Sometime in June of this year I wrote this text which was meant to be published in a magazine which eventually never got to the printer (but still might, so they say). Just in case some people who (only) read English still pass by this blog I’m now dropping it here (in a slightly edited version).
Update: It did get published, in Digital Security for Activists (pdf, 4mb, p. 11-21) by the Riseup collective.
Blogging against surveillance, or: who’s the terrorist?

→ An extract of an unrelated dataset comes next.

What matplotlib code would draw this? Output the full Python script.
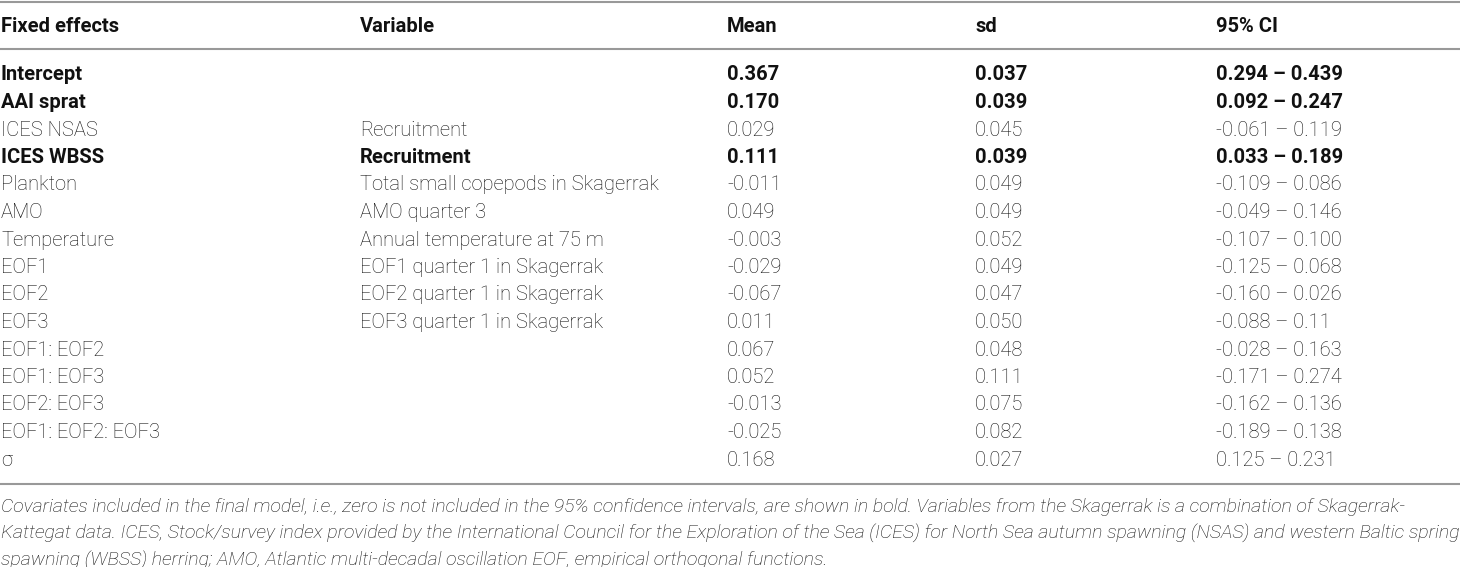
import matplotlib
matplotlib.use("Agg")
import matplotlib.pyplot as plt

headers = ["Fixed effects", "Variable", "Mean", "sd", "95% CI"]
fixed_effects = ["Intercept", "AAI sprat", "ICES NSAS", "ICES WBSS", "Plankton", "AMO",
                 "Temperature", "EOF1", "EOF2", "EOF3", "EOF1: EOF2", "EOF1: EOF3",
                 "EOF2: EOF3", "EOF1: EOF2: EOF3", "σ"]
variables = ["", "", "Recruitment", "Recruitment", "Total small copepods in Skagerrak",
             "AMO quarter 3", "Annual temperature at 75 m", "EOF1 quarter 1 in Skagerrak",
             "EOF2 quarter 1 in Skagerrak", "EOF3 quarter 1 in Skagerrak", "", "", "", "", ""]
means = ["0.367", "0.170", "0.029", "0.111", "-0.011", "0.049", "-0.003", "-0.029",
         "-0.067", "0.011", "0.067", "0.052", "-0.013", "-0.025", "0.168"]
sds = ["0.037", "0.039", "0.045", "0.039", "0.049", "0.049", "0.052", "0.049",
       "0.047", "0.050", "0.048", "0.111", "0.075", "0.082", "0.027"]
ci = ["0.294 – 0.439", "0.092 – 0.247", "-0.061 – 0.119", "0.033 – 0.189",
      "-0.109 – 0.086", "-0.049 – 0.146", "-0.107 – 0.100", "-0.125 – 0.068",
      "-0.160 – 0.026", "-0.088 – 0.11", "-0.028 – 0.163", "-0.171 – 0.274",
      "-0.162 – 0.136", "-0.189 – 0.138", "0.125 – 0.231"]
bold_rows = [True, True, False, True, False, False, False, False, False, False,
             False, False, False, False, False]
footnote = [
    "Covariates included in the final model, i.e., zero is not included in the 95% confidence intervals, are shown in bold. Variables from the Skagerrak is a combination of Skagerrak-",
    "Kattegat data. ICES, Stock/survey index provided by the International Council for the Exploration of the Sea (ICES) for North Sea autumn spawning (NSAS) and western Baltic spring",
    "spawning (WBSS) herring; AMO, Atlantic multi-decadal oscillation EOF, empirical orthogonal functions.",
]

W, H = 1460, 567
fig = plt.figure(figsize=(W / 100, H / 100), dpi=100)
ax = fig.add_axes([0, 0, 1, 1])
ax.set_xlim(0, W)
ax.set_ylim(H, 0)
ax.axis("off")

font = ["Roboto", "DejaVu Sans"]
fs = 14.5
fs_note = 14
txt_color = "#111111"
rule_color = "#999999"
col_x = [1, 360, 727, 975, 1216]

# rules
for y in [1.5, 49, 483.5]:
    ax.axhline(y, color=rule_color, lw=1.5, zorder=3)

# header
for x, h in zip(col_x, headers):
    ax.text(x, 27, h, fontsize=fs, fontweight="bold", family=font, color=txt_color,
            va="center", ha="left")

y0, dy = 75, (460 - 75) / 14
cols = [fixed_effects, variables, means, sds, ci]
for i in range(len(fixed_effects)):
    y = y0 + i * dy
    w = "bold" if bold_rows[i] else "light"
    for x, col in zip(col_x, cols):
        ax.text(x, y, col[i], fontsize=fs, fontweight=w, family=font, color=txt_color,
                va="center", ha="left")

for j, line in enumerate(footnote):
    ax.text(1, 507 + j * 26.5, line, fontsize=fs_note, fontstyle="italic", fontweight="light",
            family=font, color=txt_color, va="center", ha="left")

fig.savefig("out.png", dpi=100)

On July 31 of last year, at 7 in the morning armed police stormed into the apartment where my partner Andrej Holm, I and our two children live. We learned that day that he was a terrorism suspect and that an investigation had been going on for almost a year. Andrej was arrested and flown to Germany’s Court of Justice the next day. The search of our home lasted 15 hours. I was forced to wake my children, dress them and make them have breakfast with an armed policeman watching us. That day my new life started, a life as the partner of one of Germany’s top terrorists.
Andrej spent three weeks in investigative detention. The arrest warrant was signed on grounds that caused a public outcry, not only in Germany but also in many other countries. Open letters were sent to the court that were signed by several thousand people protesting against the arrests. Among the signatures were those of David Harvey, Mike Davis, Saskia Sassen, Richard Sennett and Peter Marcuse.